Johnny Depp and Terry Gilliam on the set of The Man Who Killed Don Quixote

2010

Ewan McGregor was announced in May as the new occupant of Depp's role, while the superstar remained committed to a slew of Disney films including Pirates Of The Caribbean: On Stranger Tides. Meanwhile, Disney announced their own swashbuckling take on Don Quixote from producer Joel Silver. And who doesn't think of swashbuckling when they think of Cervantes' enduring classic?

2010

By August, Gilliam's film was once more a no-go, due to 'a financial hiccup”. Gilliam went to work with Arcade Fire in the meantime, and in 2011 worked for the English National Opera instead. This is not a man who's desperate for work, is what we're saying.

2012

Johnny Depp was reportedly attached to a modern-day Quixote tale that Steve Pink and Jeff Morris pitched to Disney – not, apparently, the Joel Silver story of two years before. At this point, we like to think that Terry Gilliam threw something quite fragile at something quite hard and possibly gnashed his teeth, but that's pure speculation.

2013

Gilliam says that Quixote will be his next film on, at this stage, what he counts as his seventh attempt. In the meantime, he makes dark and dystopian future-set tale The Zero Theorem almost under the radar.

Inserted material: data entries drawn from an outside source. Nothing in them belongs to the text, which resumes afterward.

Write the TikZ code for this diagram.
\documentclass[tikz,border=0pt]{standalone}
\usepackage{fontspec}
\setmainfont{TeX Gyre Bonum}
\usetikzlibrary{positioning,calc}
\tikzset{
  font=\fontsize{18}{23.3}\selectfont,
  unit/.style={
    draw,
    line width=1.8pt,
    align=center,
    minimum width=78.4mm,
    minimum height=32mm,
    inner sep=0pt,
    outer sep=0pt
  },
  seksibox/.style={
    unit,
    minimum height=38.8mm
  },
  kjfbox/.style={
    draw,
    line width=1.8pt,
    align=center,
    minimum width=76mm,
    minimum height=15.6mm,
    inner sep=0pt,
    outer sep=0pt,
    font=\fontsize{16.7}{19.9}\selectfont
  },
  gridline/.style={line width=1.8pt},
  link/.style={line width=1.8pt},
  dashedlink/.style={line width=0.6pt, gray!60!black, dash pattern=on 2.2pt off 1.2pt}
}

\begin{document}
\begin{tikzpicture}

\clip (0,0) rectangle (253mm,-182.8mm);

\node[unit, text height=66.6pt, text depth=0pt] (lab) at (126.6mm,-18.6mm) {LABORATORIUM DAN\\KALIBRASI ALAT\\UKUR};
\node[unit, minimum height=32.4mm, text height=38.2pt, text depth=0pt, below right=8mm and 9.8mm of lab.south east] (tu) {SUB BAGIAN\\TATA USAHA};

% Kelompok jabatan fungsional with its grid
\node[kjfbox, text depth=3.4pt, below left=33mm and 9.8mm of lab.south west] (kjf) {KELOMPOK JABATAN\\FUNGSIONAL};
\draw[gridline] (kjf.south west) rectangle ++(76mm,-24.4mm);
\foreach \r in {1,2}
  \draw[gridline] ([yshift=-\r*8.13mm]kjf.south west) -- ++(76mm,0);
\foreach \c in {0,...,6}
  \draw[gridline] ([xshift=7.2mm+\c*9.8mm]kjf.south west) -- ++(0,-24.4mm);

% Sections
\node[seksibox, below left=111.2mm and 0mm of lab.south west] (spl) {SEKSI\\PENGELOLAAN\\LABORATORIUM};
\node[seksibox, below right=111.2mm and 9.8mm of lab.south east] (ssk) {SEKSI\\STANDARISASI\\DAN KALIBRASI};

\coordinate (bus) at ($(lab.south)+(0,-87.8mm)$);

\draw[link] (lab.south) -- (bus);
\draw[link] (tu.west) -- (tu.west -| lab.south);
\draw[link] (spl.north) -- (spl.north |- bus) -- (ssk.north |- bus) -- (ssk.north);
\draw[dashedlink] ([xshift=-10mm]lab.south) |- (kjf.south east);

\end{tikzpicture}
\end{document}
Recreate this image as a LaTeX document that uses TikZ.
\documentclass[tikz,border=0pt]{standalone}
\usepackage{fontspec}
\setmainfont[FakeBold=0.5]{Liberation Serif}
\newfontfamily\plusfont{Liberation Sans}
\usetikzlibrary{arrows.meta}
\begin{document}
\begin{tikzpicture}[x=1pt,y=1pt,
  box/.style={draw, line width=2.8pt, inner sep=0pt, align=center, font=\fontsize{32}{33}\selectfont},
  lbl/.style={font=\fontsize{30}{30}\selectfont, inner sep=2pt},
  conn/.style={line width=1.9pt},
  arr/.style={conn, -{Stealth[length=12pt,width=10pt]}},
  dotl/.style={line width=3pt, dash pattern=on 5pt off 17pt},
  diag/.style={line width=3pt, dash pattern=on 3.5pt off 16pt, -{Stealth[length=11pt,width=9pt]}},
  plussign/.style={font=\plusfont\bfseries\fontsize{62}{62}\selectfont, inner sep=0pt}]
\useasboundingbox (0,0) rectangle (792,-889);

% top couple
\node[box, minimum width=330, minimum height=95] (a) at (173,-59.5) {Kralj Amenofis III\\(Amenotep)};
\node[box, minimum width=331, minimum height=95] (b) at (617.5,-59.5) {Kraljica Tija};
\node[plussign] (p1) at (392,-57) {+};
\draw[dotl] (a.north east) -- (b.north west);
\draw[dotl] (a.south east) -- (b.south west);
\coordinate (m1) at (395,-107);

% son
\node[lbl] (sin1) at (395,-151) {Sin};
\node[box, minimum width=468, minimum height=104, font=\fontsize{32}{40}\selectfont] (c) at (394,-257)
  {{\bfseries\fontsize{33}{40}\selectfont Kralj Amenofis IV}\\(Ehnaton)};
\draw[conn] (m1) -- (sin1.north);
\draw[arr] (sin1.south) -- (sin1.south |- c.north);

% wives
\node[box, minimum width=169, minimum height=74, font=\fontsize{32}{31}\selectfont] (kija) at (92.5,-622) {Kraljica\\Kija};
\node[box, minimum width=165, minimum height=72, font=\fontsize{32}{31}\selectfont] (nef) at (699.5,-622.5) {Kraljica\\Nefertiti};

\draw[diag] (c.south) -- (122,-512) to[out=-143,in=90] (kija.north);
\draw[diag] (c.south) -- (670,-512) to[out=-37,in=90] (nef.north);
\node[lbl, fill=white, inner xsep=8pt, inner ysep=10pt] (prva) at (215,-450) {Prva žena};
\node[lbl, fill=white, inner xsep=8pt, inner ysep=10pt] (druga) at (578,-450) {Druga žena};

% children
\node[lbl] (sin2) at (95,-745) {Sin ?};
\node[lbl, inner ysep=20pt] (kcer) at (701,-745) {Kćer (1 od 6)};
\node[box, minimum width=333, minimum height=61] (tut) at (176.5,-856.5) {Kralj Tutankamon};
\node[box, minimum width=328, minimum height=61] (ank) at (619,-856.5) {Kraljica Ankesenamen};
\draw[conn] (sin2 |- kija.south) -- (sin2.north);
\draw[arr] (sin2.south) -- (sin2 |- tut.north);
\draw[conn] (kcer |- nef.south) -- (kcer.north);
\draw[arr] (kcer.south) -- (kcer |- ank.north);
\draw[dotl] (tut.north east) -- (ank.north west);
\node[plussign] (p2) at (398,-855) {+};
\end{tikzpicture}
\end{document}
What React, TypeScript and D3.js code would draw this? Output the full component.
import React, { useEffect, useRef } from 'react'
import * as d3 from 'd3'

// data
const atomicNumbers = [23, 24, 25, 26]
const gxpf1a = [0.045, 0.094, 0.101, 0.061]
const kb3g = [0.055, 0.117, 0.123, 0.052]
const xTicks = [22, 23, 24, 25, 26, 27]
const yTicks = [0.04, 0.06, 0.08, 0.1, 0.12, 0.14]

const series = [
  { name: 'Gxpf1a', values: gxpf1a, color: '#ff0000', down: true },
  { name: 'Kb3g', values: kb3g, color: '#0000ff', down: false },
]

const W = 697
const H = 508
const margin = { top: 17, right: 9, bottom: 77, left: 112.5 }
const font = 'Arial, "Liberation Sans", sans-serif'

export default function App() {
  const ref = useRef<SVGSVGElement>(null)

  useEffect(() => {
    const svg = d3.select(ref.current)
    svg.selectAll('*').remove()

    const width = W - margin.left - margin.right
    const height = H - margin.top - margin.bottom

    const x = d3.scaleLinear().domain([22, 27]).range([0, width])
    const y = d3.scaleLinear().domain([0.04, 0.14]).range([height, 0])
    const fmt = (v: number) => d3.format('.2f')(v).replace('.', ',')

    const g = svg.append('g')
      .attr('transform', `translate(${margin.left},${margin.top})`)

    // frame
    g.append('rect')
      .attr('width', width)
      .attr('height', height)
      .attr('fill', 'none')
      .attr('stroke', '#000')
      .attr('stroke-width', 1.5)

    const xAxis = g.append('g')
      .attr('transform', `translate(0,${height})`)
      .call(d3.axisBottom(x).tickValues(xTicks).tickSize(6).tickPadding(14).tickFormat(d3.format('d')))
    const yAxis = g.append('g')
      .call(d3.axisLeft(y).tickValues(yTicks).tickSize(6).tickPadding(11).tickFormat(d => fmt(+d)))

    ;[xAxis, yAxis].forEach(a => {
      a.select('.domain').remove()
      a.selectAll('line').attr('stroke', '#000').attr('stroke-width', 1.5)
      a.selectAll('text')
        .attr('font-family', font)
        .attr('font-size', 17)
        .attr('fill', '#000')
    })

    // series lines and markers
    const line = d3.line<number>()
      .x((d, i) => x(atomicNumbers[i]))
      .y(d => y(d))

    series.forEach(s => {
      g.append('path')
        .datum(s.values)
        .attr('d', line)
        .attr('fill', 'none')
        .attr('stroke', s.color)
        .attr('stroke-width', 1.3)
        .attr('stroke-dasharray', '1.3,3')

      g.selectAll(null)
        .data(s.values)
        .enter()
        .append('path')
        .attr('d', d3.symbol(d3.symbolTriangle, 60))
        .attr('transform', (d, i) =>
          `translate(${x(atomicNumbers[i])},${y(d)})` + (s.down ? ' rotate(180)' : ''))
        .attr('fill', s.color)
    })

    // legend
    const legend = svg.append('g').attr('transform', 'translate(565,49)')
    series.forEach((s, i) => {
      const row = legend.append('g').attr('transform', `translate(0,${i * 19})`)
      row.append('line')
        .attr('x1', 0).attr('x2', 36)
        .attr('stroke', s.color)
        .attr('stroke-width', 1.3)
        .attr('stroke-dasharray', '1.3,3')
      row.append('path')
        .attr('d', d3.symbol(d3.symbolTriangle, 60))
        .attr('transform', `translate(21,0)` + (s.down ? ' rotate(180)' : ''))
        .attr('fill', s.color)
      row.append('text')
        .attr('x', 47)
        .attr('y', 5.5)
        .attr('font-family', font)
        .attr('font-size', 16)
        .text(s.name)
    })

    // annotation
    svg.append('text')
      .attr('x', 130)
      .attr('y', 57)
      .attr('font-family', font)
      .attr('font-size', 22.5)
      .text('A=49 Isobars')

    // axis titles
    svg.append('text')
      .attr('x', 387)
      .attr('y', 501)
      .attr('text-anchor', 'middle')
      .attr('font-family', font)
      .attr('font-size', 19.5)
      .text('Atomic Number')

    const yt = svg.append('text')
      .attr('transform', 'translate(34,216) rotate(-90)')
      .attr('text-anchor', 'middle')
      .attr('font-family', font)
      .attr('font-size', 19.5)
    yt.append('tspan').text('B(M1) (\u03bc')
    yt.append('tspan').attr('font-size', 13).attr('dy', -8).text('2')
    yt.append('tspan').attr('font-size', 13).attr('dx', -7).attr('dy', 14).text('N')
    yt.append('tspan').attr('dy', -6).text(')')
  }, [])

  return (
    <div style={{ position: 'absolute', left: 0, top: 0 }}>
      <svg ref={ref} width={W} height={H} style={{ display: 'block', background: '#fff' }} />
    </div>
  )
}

The Man Who Killed Don Quixote Concept Art

2014

Gilliam unveils concept art for the film and names September 29 as the start of shooting. John Hurt is rumoured as the lead, but discussions are still ongoing when the start date is moved back to January 2015. By this point, the story has shifted too. Says Gilliam, 'Now it's contemporary. It's more about how movies can damage people. Our main character actually made a Don Quixote movie a lot earlier in his history, and the effect it had on many people wasn't very nice. Some people go mad, some people turn to drink, some people become whores. I keep incorporating my own life into it and shifting it.”

2016

Might we finally see Quixote on screen? For Gilliam's sake as well as our own, we have our fingers crossed.